Thursday, August 11, 2011

The Prayer of Relinquishment


The Concept

The Prayer of Relinquishment is an ongoing process. A daily (even moment-by-moment!) sacrifice of our own will to the will of God. We are changed little by little by the daily crucifixion of our will. Once we have abandoned our own agendas and acknowledged our hopelessness, we are in a position to fully receive what the Father has for us in abundance. New graces emerge: joy at the success of others, freedom from the burden of having to get our own way. Deeper intimacy with God overflows from our deeper dependency on God.

Such surrender will involve inner struggle. Foster explains: “to applaud the will of God, to do the will of God, even to fight for the will of God is not difficult … until it comes at cross-purposes with our will. Then the lines are drawn, the debate begins, and the self-deception takes over.” But struggle is part of the process. Struggle acknowledges that we are not fatalistically resigned to God's superior power, but that God actually invites us into true dialog with him. His desire is that we accept his will out of our trust in his love and wisdom and goodness.

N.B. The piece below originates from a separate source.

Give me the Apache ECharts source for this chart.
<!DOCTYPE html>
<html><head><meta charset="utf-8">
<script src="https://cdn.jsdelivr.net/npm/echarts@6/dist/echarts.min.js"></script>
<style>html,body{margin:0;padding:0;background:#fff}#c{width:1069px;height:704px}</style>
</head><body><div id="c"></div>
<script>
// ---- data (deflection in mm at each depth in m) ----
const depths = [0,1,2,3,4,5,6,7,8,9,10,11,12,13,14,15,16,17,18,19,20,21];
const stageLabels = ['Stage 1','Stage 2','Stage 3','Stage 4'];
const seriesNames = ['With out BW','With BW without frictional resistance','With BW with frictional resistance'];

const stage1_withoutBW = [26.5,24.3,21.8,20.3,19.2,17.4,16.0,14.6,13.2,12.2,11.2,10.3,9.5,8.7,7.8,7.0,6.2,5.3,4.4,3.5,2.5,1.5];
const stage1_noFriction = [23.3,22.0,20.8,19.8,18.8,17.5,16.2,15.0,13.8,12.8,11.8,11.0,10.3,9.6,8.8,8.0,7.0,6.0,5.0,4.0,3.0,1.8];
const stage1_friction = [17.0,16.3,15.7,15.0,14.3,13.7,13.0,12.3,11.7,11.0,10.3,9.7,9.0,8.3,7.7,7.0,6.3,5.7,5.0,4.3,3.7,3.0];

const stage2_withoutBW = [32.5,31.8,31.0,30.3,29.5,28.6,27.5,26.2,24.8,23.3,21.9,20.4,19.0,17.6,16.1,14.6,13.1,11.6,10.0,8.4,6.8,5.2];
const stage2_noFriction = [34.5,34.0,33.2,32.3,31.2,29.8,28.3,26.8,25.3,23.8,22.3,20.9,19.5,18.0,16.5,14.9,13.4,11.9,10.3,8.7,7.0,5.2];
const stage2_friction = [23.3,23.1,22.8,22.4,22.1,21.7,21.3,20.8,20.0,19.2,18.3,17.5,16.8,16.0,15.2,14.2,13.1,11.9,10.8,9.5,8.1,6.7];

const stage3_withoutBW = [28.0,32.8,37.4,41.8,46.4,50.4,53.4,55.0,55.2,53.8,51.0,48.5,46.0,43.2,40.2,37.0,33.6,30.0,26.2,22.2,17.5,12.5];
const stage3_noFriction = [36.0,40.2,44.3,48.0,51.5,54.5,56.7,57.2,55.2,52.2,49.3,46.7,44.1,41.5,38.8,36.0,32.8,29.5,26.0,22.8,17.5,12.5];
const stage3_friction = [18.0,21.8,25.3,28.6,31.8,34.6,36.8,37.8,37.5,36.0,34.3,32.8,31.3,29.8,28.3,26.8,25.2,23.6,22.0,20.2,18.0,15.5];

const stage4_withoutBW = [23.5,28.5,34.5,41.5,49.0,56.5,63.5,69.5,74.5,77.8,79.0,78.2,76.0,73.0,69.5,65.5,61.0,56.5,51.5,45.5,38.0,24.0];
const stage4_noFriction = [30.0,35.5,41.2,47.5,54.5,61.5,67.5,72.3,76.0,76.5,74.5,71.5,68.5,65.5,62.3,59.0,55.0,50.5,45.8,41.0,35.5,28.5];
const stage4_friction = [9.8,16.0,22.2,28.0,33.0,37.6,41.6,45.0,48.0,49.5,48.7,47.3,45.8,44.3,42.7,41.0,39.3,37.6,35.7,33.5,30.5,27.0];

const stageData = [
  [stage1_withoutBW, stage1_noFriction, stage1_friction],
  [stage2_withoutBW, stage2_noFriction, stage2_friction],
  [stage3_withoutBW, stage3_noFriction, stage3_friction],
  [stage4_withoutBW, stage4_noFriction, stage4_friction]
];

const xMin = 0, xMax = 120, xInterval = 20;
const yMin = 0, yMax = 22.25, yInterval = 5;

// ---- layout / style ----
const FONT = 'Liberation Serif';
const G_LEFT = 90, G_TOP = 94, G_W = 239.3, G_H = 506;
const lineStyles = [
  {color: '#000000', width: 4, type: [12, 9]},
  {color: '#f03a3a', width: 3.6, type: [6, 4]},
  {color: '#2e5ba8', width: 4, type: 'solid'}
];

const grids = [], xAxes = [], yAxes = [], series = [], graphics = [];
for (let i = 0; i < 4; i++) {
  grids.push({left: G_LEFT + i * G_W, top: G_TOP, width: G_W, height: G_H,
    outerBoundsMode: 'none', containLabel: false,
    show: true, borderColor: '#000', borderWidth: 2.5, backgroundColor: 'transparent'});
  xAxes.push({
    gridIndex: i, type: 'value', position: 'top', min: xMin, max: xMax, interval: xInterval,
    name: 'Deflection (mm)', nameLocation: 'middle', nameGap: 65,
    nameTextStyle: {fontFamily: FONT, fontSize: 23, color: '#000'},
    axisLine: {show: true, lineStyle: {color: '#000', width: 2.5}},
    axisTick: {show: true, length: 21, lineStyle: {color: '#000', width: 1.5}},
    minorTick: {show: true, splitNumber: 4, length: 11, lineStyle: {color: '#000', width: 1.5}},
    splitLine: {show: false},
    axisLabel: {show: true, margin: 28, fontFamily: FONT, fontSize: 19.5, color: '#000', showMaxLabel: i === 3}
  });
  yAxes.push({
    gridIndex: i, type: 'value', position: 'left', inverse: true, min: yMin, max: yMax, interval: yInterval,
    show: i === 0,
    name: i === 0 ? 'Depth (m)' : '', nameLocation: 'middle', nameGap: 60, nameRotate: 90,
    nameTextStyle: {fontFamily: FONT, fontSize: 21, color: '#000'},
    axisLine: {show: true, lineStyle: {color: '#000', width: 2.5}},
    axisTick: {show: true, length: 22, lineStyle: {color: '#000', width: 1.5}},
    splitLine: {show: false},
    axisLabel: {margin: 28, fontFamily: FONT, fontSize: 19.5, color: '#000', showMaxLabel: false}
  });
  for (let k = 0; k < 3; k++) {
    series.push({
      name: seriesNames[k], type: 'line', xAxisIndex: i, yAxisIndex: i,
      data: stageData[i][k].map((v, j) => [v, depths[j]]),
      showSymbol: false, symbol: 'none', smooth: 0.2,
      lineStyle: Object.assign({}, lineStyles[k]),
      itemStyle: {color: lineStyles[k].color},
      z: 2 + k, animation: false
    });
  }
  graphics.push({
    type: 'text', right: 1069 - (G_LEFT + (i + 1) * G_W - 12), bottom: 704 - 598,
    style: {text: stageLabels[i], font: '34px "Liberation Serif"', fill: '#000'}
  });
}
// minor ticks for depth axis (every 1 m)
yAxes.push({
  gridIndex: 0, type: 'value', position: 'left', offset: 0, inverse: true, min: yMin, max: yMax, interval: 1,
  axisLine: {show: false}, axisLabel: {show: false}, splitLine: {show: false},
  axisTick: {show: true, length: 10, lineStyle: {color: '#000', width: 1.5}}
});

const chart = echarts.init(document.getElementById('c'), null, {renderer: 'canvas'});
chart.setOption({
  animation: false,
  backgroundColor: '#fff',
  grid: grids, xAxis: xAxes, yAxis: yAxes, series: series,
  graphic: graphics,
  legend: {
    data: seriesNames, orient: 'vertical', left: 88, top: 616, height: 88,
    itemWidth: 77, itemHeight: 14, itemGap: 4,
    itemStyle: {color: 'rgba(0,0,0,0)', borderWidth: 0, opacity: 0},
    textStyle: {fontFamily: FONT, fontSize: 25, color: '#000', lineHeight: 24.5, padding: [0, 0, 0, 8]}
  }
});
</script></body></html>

Relinquishment knows the burden of unanswered prayer, but lays down (even distrusts) our own desires in favor of complete submission to God's will and timing. In the Bible, we see model figures with this same struggle of wills. Abraham relinquishes his son, Paul his desire to be free of his “thorn in the flesh,” and Jesus relinquishes his right to life in the garden of Gethsemane.

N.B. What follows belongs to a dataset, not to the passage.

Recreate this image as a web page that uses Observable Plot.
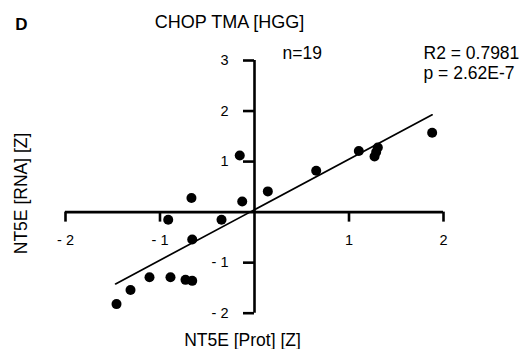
<!DOCTYPE html>
<html>
<head>
<meta charset="utf-8">
<script src="https://cdn.jsdelivr.net/npm/d3@7"></script>
<script src="https://cdn.jsdelivr.net/npm/@observablehq/plot@0.6"></script>
<style>
  html, body { margin: 0; padding: 0; background: #fff; }
  svg { display: block; }
</style>
</head>
<body>
<div id="chart"></div>
<script>
// Data
const protZ = [-0.156, -0.667, 0.141, -0.130, -0.913, -0.349, -0.659, -1.111, -0.889, -0.730,
               -0.659, -1.312, -1.460, 0.653, 1.104, 1.305, 1.270, 1.288, 1.880];
const rnaZ  = [1.12, 0.28, 0.41, 0.21, -0.15, -0.15, -0.54, -1.29, -1.29, -1.34,
               -1.36, -1.54, -1.82, 0.82, 1.21, 1.28, 1.10, 1.19, 1.57];
const fitX = [-1.47, 1.88];
const fitY = [-1.42, 1.925];
const xTicks = [-2, -1, 1, 2];
const xTickLabels = ["- 2", "- 1", "1", "2"];
const yTicks = [-2, -1, 1, 2, 3];
const yTickLabels = ["- 2", "- 1", "1", "2", "3"];
const panelLabel = "D";
const title = "CHOP TMA [HGG]";
const nLabel = "n=19";
const r2Label = "R2 = 0.7981";
const pLabel = "p = 2.62E-7";
const xLabel = "NT5E [Prot] [Z]";
const yLabel = "NT5E [RNA] [Z]";

const points = protZ.map((x, i) => ({x, y: rnaZ[i]}));
const fit = fitX.map((x, i) => ({x, y: fitY[i]}));

const font = "'Liberation Sans', Arial, Helvetica, sans-serif";

const chart = Plot.plot({
  width: 520,
  height: 349,
  marginLeft: 65,
  marginRight: 77,
  marginTop: 60,
  marginBottom: 36.3,
  style: {fontFamily: font, background: "#fff", overflow: "visible"},
  x: {domain: [-2, 2], axis: null},
  y: {domain: [-2, 3], axis: null},
  marks: [
    // axes through the origin
    Plot.ruleY([0], {x1: xTicks[0], x2: xTicks[xTicks.length - 1], stroke: "#000", strokeWidth: 2.6}),
    Plot.ruleX([0], {y1: yTicks[0], y2: yTicks[yTicks.length - 1], stroke: "#000", strokeWidth: 2.6}),
    Plot.ruleX(xTicks, {x: d => d, y1: 0, y2: 0, insetBottom: -10, stroke: "#000", strokeWidth: 2.6}),
    Plot.ruleY(yTicks, {y: d => d, x1: 0, x2: 0, insetLeft: -11, stroke: "#000", strokeWidth: 2.6}),
    Plot.text(xTicks, {x: d => d, y: 0, text: (d, i) => xTickLabels[i], dy: 28, fontSize: 14.5, fill: "#000"}),
    Plot.text(yTicks, {x: 0, y: d => d, text: (d, i) => yTickLabels[i], dx: -26, textAnchor: "end", fontSize: 14.5, fill: "#000"}),
    // regression line
    Plot.line(fit, {x: "x", y: "y", stroke: "#000", strokeWidth: 1.7}),
    // points
    Plot.dot(points, {x: "x", y: "y", r: 5, fill: "#000", stroke: "none"}),
    // annotations
    Plot.text([panelLabel], {frameAnchor: "top-left", lineAnchor: "middle", dx: -44, dy: -36, fontSize: 17, fontWeight: "bold", textAnchor: "middle", fill: "#000"}),
    Plot.text([title], {frameAnchor: "top", lineAnchor: "middle", textAnchor: "middle", dx: -25, dy: -38, fontSize: 18, fill: "#000"}),
    Plot.text([nLabel], {frameAnchor: "top-left", lineAnchor: "middle", dx: 217, dy: -7, textAnchor: "start", fontSize: 17.5, fill: "#000"}),
    Plot.text([r2Label], {frameAnchor: "top-left", lineAnchor: "middle", dx: 358, dy: -7, textAnchor: "start", fontSize: 17.5, fill: "#000"}),
    Plot.text([pLabel], {frameAnchor: "top-left", lineAnchor: "middle", dx: 358, dy: 13, textAnchor: "start", fontSize: 17.5, fill: "#000"}),
    Plot.text([xLabel], {frameAnchor: "bottom", lineAnchor: "middle", textAnchor: "middle", dx: -12, dy: 27, fontSize: 17.5, fill: "#000"}),
    Plot.text([yLabel], {frameAnchor: "left", lineAnchor: "middle", textAnchor: "middle", dx: -44, dy: 6.6, rotate: -90, fontSize: 17.5, fill: "#000"})
  ]
});
document.getElementById("chart").appendChild(chart);
</script>
</body>
</html>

Sometimes, as with Isaac, God asks us to relinquish something, then gives it back to us. But this is not always the case. Still, what we relinquish, we can relinquish with the assurance of hope. Crucifixion always has resurrection tied to it. By default, “we hold on so tightly to the good that we do know that we cannot receive the greater good that we do not know." But we have to release our tiny vision in order to experience God's complete picture.

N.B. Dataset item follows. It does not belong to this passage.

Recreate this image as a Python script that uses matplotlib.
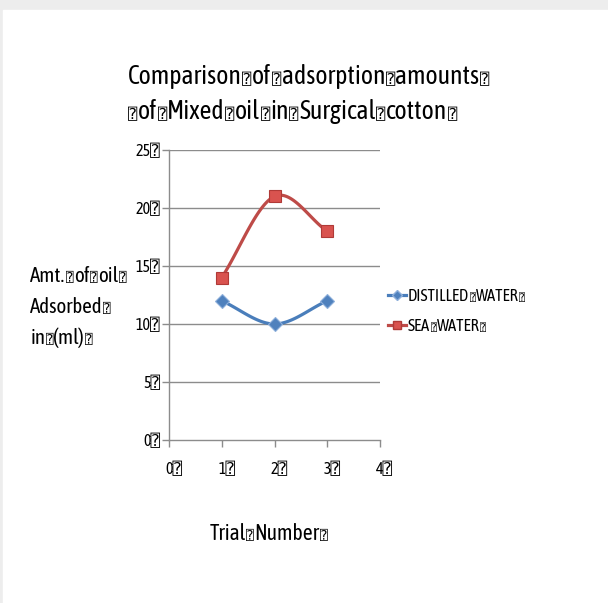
import numpy as np
import matplotlib
matplotlib.use("Agg")
import matplotlib.pyplot as plt
import matplotlib.transforms as mtransforms
from matplotlib.patches import Rectangle

# Data
trials = [1, 2, 3]
distilled_water = [12, 10, 12]
sea_water = [14, 21, 18]
x_ticks = [0, 1, 2, 3, 4]
y_ticks = [0, 5, 10, 15, 20, 25]
Q = "\u2370"
title_lines = ["Comparison" + Q + "of" + Q + "adsorption" + Q + "amounts" + Q,
               Q + "of" + Q + "Mixed" + Q + "oil" + Q + "in" + Q + "Surgical" + Q + "cotton" + Q]
ylabel_lines = ["Amt." + Q + "of" + Q + "oil" + Q, "Adsorbed" + Q, "in" + Q + "(ml)" + Q]
xlabel = "Trial" + Q + "Number" + Q
series_names = ["DISTILLED" + Q + "WATER" + Q, "SEA" + Q + "WATER" + Q]

MAIN = "Asap Condensed"
BOXFONT = "DejaVu Sans Mono"
FAM = [MAIN, BOXFONT, "DejaVu Sans"]
plt.rcParams["font.family"] = FAM

BLUE = "#4A7EBB"
RED = "#BE4B48"
GRID = "#8c8c8c"
W, H = 608, 603


def smooth(xs, ys, n=40):
    """Catmull-Rom style smoothing through the given points."""
    xs = np.asarray(xs, float)
    ys = np.asarray(ys, float)
    P = np.column_stack([xs, ys])
    P = np.vstack([P[0] - (P[1] - P[0]), P, P[-1] + (P[-1] - P[-2])])
    out = []
    for i in range(1, len(P) - 2):
        p0, p1, p2, p3 = P[i - 1], P[i], P[i + 1], P[i + 2]
        t = np.linspace(0, 1, n)[:, None]
        seg = 0.5 * ((2 * p1) + (-p0 + p2) * t + (2 * p0 - 5 * p1 + 4 * p2 - p3) * t ** 2
                     + (-p0 + 3 * p1 - 3 * p2 + p3) * t ** 3)
        out.append(seg)
    pts = np.vstack(out)
    return pts[:, 0], pts[:, 1]


fig = plt.figure(figsize=(W / 100, H / 100), dpi=100)
renderer = fig.canvas.get_renderer()


def draw_run(x_px, base_px, s, fontsize, ha="left", color="black"):
    """Draw a string whose placeholder characters are set as narrow boxes."""
    pieces = []
    cur = ""
    for ch in s:
        if ch == Q:
            if cur:
                pieces.append((cur, False))
                cur = ""
            pieces.append((ch, True))
        else:
            cur += ch
    if cur:
        pieces.append((cur, False))

    texts, advances = [], []
    for txt, is_box in pieces:
        if is_box:
            t = fig.text(0, 0, txt, family=[BOXFONT], fontsize=fontsize * 0.6,
                         va="baseline", ha="left", color=color)
        else:
            t = fig.text(0, 0, txt, family=FAM, fontsize=fontsize,
                         va="baseline", ha="left", color=color)
        texts.append(t)
        advances.append(t.get_window_extent(renderer).width + 0.5)
    total = sum(advances)
    x0 = x_px - (total / 2 if ha == "center" else total if ha == "right" else 0)
    x = x0
    for t, adv in zip(texts, advances):
        t.set_position((x / W, 1 - base_px / H))
        x += adv


fig.patches.append(Rectangle((0, 0), 1, 1, transform=fig.transFigure, color="#ededed", zorder=-10))
fig.patches.append(Rectangle((3 / W, 0), 1, 1 - 10 / H, transform=fig.transFigure,
                             color="white", zorder=-9))

ax = fig.add_axes([169 / W, 1 - 440 / H, 211 / W, 290 / H])
ax.set_xlim(0, 4)
ax.set_ylim(0, 25)

for yv in y_ticks[1:]:
    ax.axhline(yv, color=GRID, lw=1.0, zorder=1)

sx, sy = smooth(trials, distilled_water)
ax.plot(sx, sy, color=BLUE, lw=2.3, zorder=3, solid_capstyle="round")
ax.plot(trials, distilled_water, ls="none", marker="D", ms=7.5, mfc="#4F81BD",
        mec="#8FB0DB", mew=0.8, zorder=4)
sx, sy = smooth(trials, sea_water)
ax.plot(sx, sy, color=RED, lw=2.3, zorder=3, solid_capstyle="round")
ax.plot(trials, sea_water, ls="none", marker="s", ms=9, mfc="#D9534F",
        mec="#B03A37", mew=0.8, zorder=4)

for s in ["top", "right"]:
    ax.spines[s].set_visible(False)
for s in ["left", "bottom"]:
    ax.spines[s].set_color(GRID)
    ax.spines[s].set_linewidth(1.0)

ax.set_xticks(x_ticks)
ax.set_xticklabels([f"{v}{Q}" for v in x_ticks], fontsize=11.5)
ax.set_yticks(y_ticks)
ax.set_yticklabels([f"{v}{Q}" for v in y_ticks], fontsize=11.5)
ax.tick_params(axis="both", color=GRID, length=5, width=1.0, direction="out", pad=1)
ax.tick_params(axis="x", pad=10)
shift = mtransforms.ScaledTranslation(5 / 100, 0, fig.dpi_scale_trans)
for lab in ax.get_xticklabels():
    lab.set_transform(lab.get_transform() + shift)

draw_run(128, 84, title_lines[0], 18.5)
draw_run(128, 119, title_lines[1], 18.5)

for i, line in enumerate(ylabel_lines):
    draw_run(30, 282 + i * 31, line, 15)

draw_run(269, 540, xlabel, 15.5, ha="center")

# Legend
lx0, lx1 = 388 / W, 406 / W
for i, (name, col, mk, mfc, mec, ms) in enumerate([
        (series_names[0], BLUE, "D", "#4F81BD", "#8FB0DB", 5),
        (series_names[1], RED, "s", "#D9534F", "#B03A37", 6)]):
    base = 301 + i * 30
    yy = 1 - (base - 6) / H
    fig.add_artist(plt.Line2D([lx0, lx1], [yy, yy], color=col, lw=2.3, transform=fig.transFigure))
    fig.add_artist(plt.Line2D([(lx0 + lx1) / 2], [yy], marker=mk, ms=ms, mfc=mfc, mec=mec,
                              transform=fig.transFigure))
    draw_run(408, base, name, 12)

fig.savefig("out.png", dpi=100)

In formal practice, this prayer can be asking the Holy Spirit to apply relinquishment to the specifics of your day, asking the Father to make his will our consuming concern, asking Jesus to specify the areas of your heart that need to be laid at his feet. All day, “wait quietly, listen carefully, obey immediately. The end result of relinquishment (certainly not the process) is a restful abiding in the Lord, a settled peace in the certainty of his control.

The Experience

At first I thought this would be an easy exercise. I have had spontaneous moments of relinquishment in my walk with God, and each stands out as an altar moment when I look back. I thought I would write about those, but instead I felt the Lord asking me to pray it now, and I protested. For almost a week, I kept putting it off, making excuses, literally resisting entering into a position of relinquishment.

I learned from that very resistance why this prayer needs to be a daily attitude. I am not talking about liturgically entering into “I surrender x, I surrender y, etc.” as a daily recitation, for then that very powerful exercise loses its punch. But certainly, when you feel that rebel flag going up at the knowledge of God's will, you best hit the deck!

I realized the truth in the prayer Foster put at the end of this chapter:

Oh, Lord, how to I let go when I'm so unsure of things? I'm unsure of your will, and I'm unsure of myself. … That really isn’t' the problem at all, is it? The truth of the matter is I hate the very idea of letting go. I really want to be in control. No, I need to be in control. I am afraid to give up control. Heal my fear, Lord.

So yesterday I knelt on the floor and approached a very intentional prayer of surrender. Once I made the choice to do so, my heart opened, words just flowed, and I was filled with an overwhelming sense of freedom. For me, the struggle was the choice, not the execution. I surrendered specific things in my life and named him Lord over them. I surrendered my desires for productivity and named him Lord of my schedule. I surrendered anxiousness over lost family members and named him Lord of the gospel. I surrendered my self-righteous excuses and named him Lord over my salvation. I surrendered the prayer itself, and named him the Truth behind the words.

Such a prayer is cleansing. It is deliverance, not from oppressive spirits or forces, but from idols I have set up in my heart and deliverance from the constraints of my own mind that keep me from true life and true intimacy with Abba, Father.